→ **MATERIAL**
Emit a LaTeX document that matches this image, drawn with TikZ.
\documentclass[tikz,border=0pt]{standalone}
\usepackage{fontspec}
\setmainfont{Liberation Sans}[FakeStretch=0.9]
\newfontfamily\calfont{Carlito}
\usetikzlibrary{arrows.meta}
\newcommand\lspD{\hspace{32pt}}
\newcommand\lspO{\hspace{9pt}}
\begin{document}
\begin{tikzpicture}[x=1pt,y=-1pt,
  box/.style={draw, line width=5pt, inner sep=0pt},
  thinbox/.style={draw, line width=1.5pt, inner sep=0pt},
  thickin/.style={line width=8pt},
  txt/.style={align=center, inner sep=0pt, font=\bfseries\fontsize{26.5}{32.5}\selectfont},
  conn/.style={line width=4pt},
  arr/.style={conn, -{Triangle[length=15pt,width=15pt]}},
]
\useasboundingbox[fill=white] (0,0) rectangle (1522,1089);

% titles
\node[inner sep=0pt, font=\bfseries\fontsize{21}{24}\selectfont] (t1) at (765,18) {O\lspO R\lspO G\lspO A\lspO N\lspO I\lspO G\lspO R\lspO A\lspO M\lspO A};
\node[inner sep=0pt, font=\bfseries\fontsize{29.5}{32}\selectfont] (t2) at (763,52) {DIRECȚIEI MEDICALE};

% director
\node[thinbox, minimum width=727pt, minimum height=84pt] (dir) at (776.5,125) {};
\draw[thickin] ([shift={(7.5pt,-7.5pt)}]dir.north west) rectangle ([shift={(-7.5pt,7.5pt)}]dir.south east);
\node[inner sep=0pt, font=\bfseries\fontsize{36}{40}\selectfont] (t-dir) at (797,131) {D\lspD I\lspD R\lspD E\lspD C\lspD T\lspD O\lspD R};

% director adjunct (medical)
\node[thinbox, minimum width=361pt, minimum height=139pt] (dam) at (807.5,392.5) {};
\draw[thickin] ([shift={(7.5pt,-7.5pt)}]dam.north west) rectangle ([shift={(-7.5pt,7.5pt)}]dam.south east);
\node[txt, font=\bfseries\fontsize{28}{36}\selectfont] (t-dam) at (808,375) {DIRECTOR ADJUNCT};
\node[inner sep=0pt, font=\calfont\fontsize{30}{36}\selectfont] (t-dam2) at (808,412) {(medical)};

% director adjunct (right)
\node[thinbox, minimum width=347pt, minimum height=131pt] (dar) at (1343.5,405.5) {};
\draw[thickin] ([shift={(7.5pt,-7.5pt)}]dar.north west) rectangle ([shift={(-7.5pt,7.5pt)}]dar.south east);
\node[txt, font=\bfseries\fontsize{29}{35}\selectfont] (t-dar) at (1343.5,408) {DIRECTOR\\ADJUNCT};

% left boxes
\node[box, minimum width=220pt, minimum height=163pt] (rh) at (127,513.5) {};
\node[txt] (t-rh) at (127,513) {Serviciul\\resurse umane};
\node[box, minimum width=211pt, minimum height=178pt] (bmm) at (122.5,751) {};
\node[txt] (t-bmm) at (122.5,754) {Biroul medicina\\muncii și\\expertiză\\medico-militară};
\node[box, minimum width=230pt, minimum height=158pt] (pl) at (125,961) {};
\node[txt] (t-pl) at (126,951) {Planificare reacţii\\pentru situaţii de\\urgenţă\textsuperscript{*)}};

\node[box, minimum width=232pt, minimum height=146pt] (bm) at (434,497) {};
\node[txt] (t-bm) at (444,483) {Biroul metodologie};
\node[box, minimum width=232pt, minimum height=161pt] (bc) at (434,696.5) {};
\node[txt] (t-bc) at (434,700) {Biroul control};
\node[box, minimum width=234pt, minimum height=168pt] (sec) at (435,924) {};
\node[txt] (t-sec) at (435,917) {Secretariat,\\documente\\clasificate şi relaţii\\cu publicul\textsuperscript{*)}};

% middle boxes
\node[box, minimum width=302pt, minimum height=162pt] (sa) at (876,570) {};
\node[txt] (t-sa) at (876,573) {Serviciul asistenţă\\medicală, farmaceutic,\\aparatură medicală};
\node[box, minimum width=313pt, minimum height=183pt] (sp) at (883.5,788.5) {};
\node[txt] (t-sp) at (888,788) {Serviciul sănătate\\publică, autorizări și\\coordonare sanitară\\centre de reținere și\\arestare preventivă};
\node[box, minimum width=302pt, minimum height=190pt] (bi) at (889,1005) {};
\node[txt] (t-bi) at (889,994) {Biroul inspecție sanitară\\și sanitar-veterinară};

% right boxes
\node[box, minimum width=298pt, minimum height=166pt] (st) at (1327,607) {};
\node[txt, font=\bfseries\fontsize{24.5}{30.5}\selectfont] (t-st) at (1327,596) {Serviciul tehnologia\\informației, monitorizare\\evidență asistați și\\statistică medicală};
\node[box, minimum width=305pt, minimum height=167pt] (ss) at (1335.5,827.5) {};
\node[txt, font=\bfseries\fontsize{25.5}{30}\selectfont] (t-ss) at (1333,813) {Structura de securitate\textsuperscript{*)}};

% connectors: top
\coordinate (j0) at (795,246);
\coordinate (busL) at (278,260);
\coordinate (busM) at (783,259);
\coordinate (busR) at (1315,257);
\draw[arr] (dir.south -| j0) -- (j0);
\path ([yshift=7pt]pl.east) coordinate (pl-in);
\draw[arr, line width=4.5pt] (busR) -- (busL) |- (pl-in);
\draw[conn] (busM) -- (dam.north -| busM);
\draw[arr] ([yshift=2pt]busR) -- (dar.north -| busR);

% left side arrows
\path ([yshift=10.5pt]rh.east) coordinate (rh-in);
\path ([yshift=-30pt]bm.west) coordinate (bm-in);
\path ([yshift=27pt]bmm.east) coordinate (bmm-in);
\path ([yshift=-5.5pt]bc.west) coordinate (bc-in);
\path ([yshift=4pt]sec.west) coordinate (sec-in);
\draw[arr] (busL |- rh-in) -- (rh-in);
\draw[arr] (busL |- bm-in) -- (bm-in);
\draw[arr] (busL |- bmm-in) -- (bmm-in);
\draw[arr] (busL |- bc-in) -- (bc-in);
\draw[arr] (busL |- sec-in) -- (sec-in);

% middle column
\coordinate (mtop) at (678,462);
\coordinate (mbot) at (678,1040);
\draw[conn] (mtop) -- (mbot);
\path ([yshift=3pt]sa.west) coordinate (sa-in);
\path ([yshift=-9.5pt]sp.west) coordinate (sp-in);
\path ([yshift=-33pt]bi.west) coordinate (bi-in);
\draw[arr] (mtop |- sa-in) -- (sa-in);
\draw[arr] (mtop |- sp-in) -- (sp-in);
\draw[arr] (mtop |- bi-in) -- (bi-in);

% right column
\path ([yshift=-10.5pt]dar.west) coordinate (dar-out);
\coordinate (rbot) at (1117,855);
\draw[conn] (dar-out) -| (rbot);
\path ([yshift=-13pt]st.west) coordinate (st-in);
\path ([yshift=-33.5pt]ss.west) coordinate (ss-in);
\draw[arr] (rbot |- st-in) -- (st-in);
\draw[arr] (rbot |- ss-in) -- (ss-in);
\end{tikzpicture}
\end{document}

→ **PROBLEM REQUIREMENTS**
Set down verbatim only the lines between the start of the data above and the line with "(t2) at (763,52)", both boundaries included.

→ **RESPONSE FOR THIS EXERCISE**
Emit a LaTeX document that matches this image, drawn with TikZ.
\documentclass[tikz,border=0pt]{standalone}
\usepackage{fontspec}
\setmainfont{Liberation Sans}[FakeStretch=0.9]
\newfontfamily\calfont{Carlito}
\usetikzlibrary{arrows.meta}
\newcommand\lspD{\hspace{32pt}}
\newcommand\lspO{\hspace{9pt}}
\begin{document}
\begin{tikzpicture}[x=1pt,y=-1pt,
  box/.style={draw, line width=5pt, inner sep=0pt},
  thinbox/.style={draw, line width=1.5pt, inner sep=0pt},
  thickin/.style={line width=8pt},
  txt/.style={align=center, inner sep=0pt, font=\bfseries\fontsize{26.5}{32.5}\selectfont},
  conn/.style={line width=4pt},
  arr/.style={conn, -{Triangle[length=15pt,width=15pt]}},
]
\useasboundingbox[fill=white] (0,0) rectangle (1522,1089);

% titles
\node[inner sep=0pt, font=\bfseries\fontsize{21}{24}\selectfont] (t1) at (765,18) {O\lspO R\lspO G\lspO A\lspO N\lspO I\lspO G\lspO R\lspO A\lspO M\lspO A};
\node[inner sep=0pt, font=\bfseries\fontsize{29.5}{32}\selectfont] (t2) at (763,52) {DIRECȚIEI MEDICALE};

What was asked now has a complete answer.